Released in 1896, L’arrivée d’un train en gare de La Ciotat is one of the earliest examples of movie-making we have – the 50-second silent short, which shows a mail train pulling into La Ciotat station, seems humdrum by today’s standards, but would have wowed 19th century crowds seeing moving pictures for the first time.
Now this famously old, scratchy film relic has been upscaled into glorious 60 frames-per-second 4K footage thanks to the power of artificial intelligence – using neural networks to fill in missing pixels and missing frames that weren’t there to begin with.
It’s the work of developer and YouTuber Denis Shiryaev, and if you watch his new take it comes across as a modern-day movie filmed in black and white. Details on clothing and the train itself can be easily picked out; everything runs smoothly and in sync; and you can see far into the distance.
As well as adding a new audio track, Shiryaev has used two algorithms here: the first is the Gigapixel AI from Topaz Labs, which fills in detail as pictures are made larger.
It does this by analysing huge numbers of images as they are scaled down, learning what information gets lost along the way. With this training to draw on, the AI is able to work backwards to add information as images are scaled up.
The second bit of AI magic is added by DAIN (or Depth-Aware Video Frame Interpolation), developed by a team of researchers and Google engineers.
DAIN also fills in detail, like Gigapixel AI, but this time it’s it’s inserting whole pictures rather than individual pixels, building the frame rate up to a smooth 60 frames per second.
Again, it’s using an archive of existing videos as training materials, trying to work out what should be in the gaps by assessing both the before and after frames, and the different levels of depth that are in a shot.
Bear in mind that the extra details you’re seeing in this restoration may not actually be what was really in the footage, down to the last pixel – instead they’re the best guesses of computer algorithms trained on vast libraries of similar photos and videos.
We should also point out that compared to some very poor-looking, low-resolution copies of the film online, the source video Shiryaev used is also of a very good quality, likely thanks to previous restoration techniques.
Unfortunately, the source video doesn’t come with any details about how it was made, but it looks to have been digitally enhanced in some way.
Whatever the story behind the source used, the new version adds extra resolution and smoothness to the footage, giving us another example of how AI engines can construct their own digital reality.

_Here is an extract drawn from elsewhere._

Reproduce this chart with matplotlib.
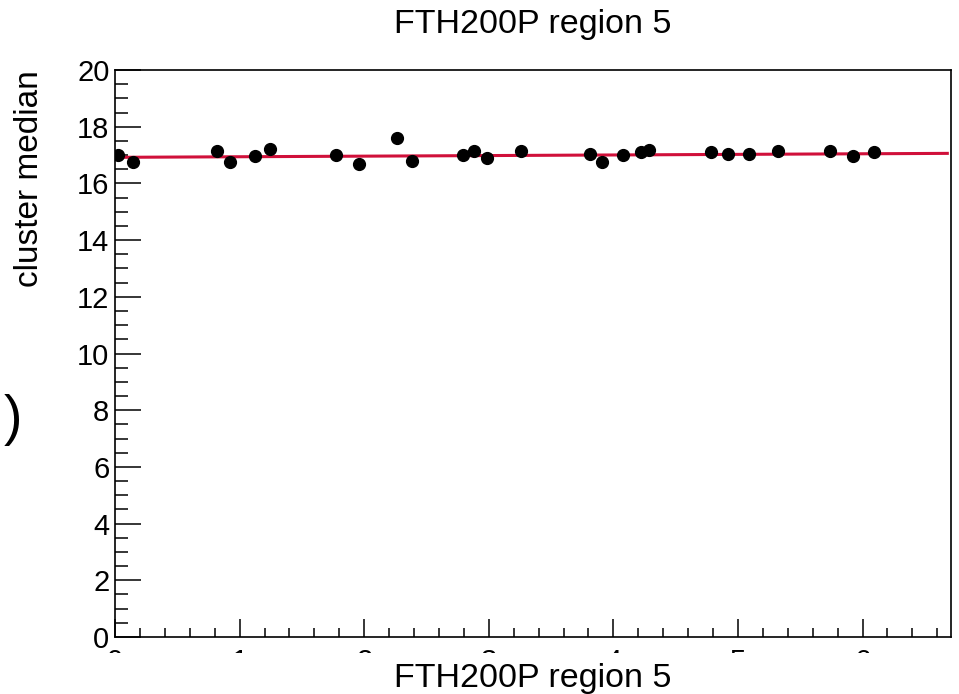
import numpy as np
import matplotlib
matplotlib.use('Agg')
import matplotlib.pyplot as plt
from matplotlib.patches import Rectangle
from matplotlib.ticker import MultipleLocator

plt.rcParams['font.family'] = ['Liberation Sans', 'DejaVu Sans']

# points
run_x = [0.024, 0.144, 0.819, 0.923, 1.124, 1.244, 1.774, 1.958, 2.263, 2.384,
         2.793, 2.881, 2.986, 3.258, 3.812, 3.909, 4.077, 4.220, 4.286, 4.783,
         4.920, 5.088, 5.321, 5.738, 5.923, 6.091]
median = [17.01, 16.75, 17.14, 16.75, 16.97, 17.21, 17.01, 16.69, 17.60, 16.79,
          17.01, 17.14, 16.90, 17.14, 17.04, 16.75, 17.01, 17.11, 17.18, 17.11,
          17.04, 17.04, 17.14, 17.14, 16.97, 17.11]
# fitted line, end points
fit_x = [0.0, 6.68]
fit_y = [16.92, 17.06]

title = 'FTH200P region 5'
xlabel = 'FTH200P region 5'
ylabel = 'cluster median'

fig = plt.figure(figsize=(9.59, 6.94), dpi=100)
ax = fig.add_axes([0.1199, 0.0821, 0.9917 - 0.1199, 0.8991 - 0.0821])

ax.plot(fit_x, fit_y, color='#d0103a', lw=2.2, zorder=2)
ax.plot(run_x, median, 'o', color='black', ms=8.5, zorder=3)

ax.set_xlim(0, 6.71)
ax.set_ylim(0, 20)
ax.xaxis.set_major_locator(MultipleLocator(1))
ax.xaxis.set_minor_locator(MultipleLocator(0.2))
ax.yaxis.set_major_locator(MultipleLocator(2))
ax.yaxis.set_minor_locator(MultipleLocator(0.5))
ax.tick_params(which='both', direction='in', top=False, right=False, labelsize=21)
ax.tick_params(axis='y', which='major', length=19, width=1.1, pad=4)
ax.tick_params(axis='y', which='minor', length=9.5, width=1.1)
ax.tick_params(axis='x', which='major', length=13, width=1.1, pad=8)
ax.tick_params(axis='x', which='minor', length=6.5, width=1.1)
for s in ax.spines.values():
    s.set_linewidth(1.2)

# the x title box hides most of the x tick labels, as in the picture
fig.patches.append(Rectangle((0, 0), 1, 1 - 653 / 694, transform=fig.transFigure,
                             facecolor='white', edgecolor='none', zorder=5))
fig.text(0.556, 1 - 687 / 694, xlabel, ha='center', va='baseline', fontsize=24.5, zorder=6)
fig.text(0.556, 1 - 33 / 694, title, ha='center', va='baseline', fontsize=24.5)
fig.text(30 / 959, 1 - 70 / 694, ylabel, rotation=90, ha='center', va='top', fontsize=24)
fig.text(22 / 959, 1 - 420 / 694, ')', ha='right', va='center', fontsize=40)

fig.savefig('out.png', dpi=100)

While there are valid concerns about deepfake photos and videos – recreating scenes that never existed – this upscaling of a classic silent film shows the positive ways that neural networks can be deployed.
Check out some of the older versions of L’arrivée d’un train en gare de La Ciotat floating around YouTube, and you can see what a difference digital processing and artificial enhancements can make. The film is even available in colour now too.